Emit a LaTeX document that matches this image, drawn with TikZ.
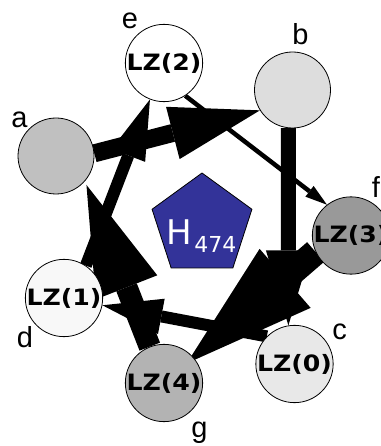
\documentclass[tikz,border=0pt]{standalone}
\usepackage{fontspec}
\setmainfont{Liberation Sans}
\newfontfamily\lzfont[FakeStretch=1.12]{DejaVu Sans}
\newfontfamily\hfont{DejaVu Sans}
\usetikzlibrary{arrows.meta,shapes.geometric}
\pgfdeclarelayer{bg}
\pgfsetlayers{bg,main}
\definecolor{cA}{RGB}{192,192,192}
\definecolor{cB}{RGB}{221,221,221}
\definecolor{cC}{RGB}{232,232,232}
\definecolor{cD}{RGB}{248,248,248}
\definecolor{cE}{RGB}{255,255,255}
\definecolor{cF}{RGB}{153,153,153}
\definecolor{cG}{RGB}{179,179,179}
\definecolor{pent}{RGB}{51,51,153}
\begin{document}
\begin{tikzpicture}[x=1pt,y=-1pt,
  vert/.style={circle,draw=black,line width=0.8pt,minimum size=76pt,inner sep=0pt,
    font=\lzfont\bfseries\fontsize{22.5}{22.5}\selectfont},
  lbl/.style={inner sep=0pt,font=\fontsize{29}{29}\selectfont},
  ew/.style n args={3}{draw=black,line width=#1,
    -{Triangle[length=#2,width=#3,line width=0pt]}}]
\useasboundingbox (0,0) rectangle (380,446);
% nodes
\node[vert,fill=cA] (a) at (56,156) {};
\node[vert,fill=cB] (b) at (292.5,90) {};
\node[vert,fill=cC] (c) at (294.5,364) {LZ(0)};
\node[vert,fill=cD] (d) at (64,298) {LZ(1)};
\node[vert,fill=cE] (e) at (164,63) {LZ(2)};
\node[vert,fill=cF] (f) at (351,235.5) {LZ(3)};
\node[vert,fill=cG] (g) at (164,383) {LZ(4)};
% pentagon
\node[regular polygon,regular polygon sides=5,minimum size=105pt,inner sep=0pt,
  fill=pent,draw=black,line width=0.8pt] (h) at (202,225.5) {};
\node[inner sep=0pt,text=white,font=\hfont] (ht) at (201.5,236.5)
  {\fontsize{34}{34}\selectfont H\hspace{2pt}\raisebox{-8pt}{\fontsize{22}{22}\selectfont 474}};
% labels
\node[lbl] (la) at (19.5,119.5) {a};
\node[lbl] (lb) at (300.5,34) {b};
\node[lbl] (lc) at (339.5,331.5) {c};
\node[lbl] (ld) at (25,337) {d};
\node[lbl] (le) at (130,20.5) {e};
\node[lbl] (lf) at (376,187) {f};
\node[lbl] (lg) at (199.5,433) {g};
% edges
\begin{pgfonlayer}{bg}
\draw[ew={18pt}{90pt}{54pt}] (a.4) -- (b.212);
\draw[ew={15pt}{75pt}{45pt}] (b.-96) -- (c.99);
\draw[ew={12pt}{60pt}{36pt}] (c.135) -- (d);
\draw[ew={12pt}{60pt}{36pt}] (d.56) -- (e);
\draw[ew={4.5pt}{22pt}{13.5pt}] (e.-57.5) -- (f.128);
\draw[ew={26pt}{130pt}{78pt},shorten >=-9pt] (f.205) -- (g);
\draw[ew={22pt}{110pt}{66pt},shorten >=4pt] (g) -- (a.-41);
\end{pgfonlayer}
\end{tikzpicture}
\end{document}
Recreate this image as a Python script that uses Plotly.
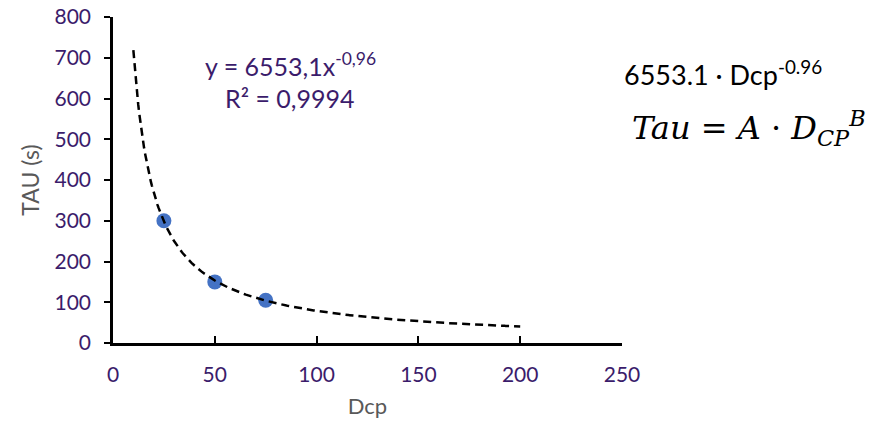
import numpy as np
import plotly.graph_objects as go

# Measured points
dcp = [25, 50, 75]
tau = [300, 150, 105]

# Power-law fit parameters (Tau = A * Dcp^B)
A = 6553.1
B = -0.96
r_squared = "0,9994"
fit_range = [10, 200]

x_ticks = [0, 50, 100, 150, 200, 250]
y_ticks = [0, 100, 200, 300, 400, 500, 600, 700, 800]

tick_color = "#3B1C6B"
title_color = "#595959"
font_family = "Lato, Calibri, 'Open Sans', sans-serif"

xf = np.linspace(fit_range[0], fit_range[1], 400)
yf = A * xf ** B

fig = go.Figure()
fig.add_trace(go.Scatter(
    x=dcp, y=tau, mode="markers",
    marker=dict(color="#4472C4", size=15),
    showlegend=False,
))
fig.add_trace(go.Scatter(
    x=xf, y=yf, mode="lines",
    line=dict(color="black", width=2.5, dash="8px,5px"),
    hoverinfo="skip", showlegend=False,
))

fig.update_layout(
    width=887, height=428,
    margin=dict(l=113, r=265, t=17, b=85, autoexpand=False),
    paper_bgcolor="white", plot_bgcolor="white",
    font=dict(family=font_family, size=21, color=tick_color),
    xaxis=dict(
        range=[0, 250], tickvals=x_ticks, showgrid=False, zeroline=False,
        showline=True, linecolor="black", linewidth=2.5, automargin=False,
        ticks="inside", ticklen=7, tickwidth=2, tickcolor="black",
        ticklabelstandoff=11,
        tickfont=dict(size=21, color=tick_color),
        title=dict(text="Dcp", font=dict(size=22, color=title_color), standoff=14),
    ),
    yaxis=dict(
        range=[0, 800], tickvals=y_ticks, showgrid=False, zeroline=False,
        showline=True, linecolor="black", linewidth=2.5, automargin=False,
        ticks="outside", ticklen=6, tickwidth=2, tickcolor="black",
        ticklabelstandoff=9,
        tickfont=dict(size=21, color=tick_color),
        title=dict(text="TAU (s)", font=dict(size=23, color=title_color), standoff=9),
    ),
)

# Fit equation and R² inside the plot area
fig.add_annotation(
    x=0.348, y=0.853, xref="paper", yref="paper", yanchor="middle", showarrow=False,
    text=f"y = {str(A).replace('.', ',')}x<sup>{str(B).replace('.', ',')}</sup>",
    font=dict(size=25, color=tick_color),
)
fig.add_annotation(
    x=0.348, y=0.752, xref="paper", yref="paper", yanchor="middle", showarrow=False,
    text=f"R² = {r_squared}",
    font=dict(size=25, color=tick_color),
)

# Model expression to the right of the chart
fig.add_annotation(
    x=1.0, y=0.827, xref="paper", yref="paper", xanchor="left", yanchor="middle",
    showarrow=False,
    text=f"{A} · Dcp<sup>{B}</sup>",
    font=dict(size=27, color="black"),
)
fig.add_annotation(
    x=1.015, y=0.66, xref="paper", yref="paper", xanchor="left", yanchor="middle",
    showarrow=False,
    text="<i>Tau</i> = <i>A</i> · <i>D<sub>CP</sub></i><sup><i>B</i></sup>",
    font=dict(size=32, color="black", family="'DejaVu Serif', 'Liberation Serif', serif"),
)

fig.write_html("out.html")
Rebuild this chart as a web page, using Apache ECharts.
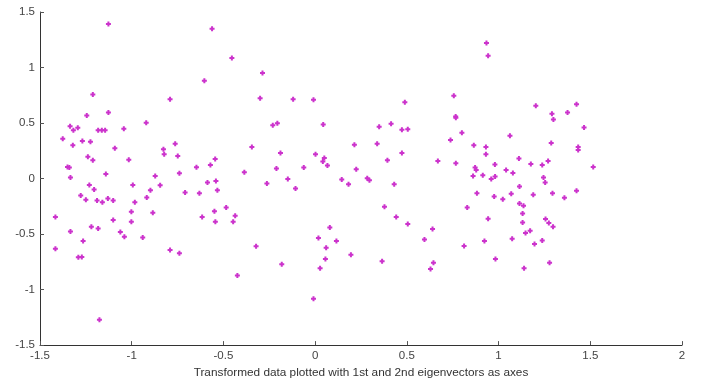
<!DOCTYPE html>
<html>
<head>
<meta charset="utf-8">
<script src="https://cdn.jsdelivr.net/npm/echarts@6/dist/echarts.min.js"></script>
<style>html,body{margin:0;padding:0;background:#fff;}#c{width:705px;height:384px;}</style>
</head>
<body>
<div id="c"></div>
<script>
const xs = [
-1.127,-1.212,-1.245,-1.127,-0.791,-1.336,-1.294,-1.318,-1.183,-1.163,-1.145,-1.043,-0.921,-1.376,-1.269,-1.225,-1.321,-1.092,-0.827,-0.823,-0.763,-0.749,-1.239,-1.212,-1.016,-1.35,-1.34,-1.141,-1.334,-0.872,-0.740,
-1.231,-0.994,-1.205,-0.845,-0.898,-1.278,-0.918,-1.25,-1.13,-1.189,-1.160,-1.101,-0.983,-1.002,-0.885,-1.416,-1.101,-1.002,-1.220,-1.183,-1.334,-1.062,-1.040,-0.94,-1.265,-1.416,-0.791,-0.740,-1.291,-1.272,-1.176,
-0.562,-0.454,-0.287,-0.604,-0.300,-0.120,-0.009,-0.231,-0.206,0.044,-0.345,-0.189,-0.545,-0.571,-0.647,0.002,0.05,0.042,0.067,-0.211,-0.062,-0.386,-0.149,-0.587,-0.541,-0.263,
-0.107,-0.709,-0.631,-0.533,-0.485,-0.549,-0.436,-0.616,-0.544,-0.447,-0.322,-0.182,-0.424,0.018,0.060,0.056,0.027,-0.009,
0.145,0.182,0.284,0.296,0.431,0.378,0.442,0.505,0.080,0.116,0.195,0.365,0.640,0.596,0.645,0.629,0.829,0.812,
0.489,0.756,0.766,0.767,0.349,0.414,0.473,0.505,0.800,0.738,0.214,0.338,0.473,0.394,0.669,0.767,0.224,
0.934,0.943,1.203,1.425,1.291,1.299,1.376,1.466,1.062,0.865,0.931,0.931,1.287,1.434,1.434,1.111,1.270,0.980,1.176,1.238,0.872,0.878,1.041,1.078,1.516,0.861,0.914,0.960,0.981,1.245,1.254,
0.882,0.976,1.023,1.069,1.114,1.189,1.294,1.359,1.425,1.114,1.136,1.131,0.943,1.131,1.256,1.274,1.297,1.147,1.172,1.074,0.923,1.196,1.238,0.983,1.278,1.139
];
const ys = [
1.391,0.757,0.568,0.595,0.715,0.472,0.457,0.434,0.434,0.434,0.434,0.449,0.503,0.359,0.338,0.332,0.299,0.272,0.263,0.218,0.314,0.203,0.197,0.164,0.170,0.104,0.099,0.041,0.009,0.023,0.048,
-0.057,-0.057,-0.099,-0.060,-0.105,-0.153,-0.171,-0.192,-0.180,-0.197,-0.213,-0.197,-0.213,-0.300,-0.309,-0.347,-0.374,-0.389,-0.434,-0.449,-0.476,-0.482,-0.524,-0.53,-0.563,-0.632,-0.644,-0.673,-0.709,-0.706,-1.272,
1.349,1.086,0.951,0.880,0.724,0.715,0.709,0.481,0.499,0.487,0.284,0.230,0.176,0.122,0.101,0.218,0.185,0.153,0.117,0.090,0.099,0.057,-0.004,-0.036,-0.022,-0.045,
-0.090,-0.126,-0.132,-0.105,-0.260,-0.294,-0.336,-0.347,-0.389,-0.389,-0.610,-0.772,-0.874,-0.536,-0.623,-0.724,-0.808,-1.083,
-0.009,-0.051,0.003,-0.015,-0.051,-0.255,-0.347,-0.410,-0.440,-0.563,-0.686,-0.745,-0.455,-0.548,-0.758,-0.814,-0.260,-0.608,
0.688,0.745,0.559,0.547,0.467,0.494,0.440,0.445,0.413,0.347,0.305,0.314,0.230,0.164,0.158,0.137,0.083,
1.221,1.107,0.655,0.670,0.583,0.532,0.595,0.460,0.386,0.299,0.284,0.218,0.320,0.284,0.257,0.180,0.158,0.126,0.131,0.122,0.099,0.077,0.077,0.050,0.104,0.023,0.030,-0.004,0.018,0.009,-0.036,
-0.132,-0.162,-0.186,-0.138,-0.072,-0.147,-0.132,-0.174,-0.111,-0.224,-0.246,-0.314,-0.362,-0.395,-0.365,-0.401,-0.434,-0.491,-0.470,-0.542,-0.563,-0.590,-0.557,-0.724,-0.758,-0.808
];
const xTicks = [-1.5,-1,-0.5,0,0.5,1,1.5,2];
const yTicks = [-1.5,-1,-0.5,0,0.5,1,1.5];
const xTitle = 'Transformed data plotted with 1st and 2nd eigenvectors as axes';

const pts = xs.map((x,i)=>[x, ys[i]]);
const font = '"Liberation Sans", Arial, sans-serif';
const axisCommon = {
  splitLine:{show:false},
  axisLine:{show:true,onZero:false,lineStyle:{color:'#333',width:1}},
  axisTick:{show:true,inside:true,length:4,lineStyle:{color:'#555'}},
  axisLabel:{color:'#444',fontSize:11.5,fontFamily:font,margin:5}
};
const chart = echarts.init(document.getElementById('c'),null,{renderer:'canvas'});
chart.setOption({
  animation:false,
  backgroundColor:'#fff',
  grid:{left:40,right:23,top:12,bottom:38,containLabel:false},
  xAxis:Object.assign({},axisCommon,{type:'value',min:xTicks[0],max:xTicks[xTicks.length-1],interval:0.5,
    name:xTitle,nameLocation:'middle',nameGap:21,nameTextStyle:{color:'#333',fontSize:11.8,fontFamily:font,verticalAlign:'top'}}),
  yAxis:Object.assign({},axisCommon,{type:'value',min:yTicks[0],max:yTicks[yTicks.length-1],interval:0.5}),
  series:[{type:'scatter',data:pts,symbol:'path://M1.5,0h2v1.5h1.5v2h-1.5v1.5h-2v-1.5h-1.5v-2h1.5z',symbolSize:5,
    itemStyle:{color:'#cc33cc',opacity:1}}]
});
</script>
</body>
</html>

• **GOAL OF THE EXERCISE**:
Only the stretch from the line with "Recreate this image" through the line with "yf = A * xf ** B" should be copied, exactly and with both ends. Drop the pictures.

• **TASK OUTPUT**:
Recreate this image as a Python script that uses Plotly.
import numpy as np
import plotly.graph_objects as go

# Measured points
dcp = [25, 50, 75]
tau = [300, 150, 105]

# Power-law fit parameters (Tau = A * Dcp^B)
A = 6553.1
B = -0.96
r_squared = "0,9994"
fit_range = [10, 200]

x_ticks = [0, 50, 100, 150, 200, 250]
y_ticks = [0, 100, 200, 300, 400, 500, 600, 700, 800]

tick_color = "#3B1C6B"
title_color = "#595959"
font_family = "Lato, Calibri, 'Open Sans', sans-serif"

xf = np.linspace(fit_range[0], fit_range[1], 400)
yf = A * xf ** B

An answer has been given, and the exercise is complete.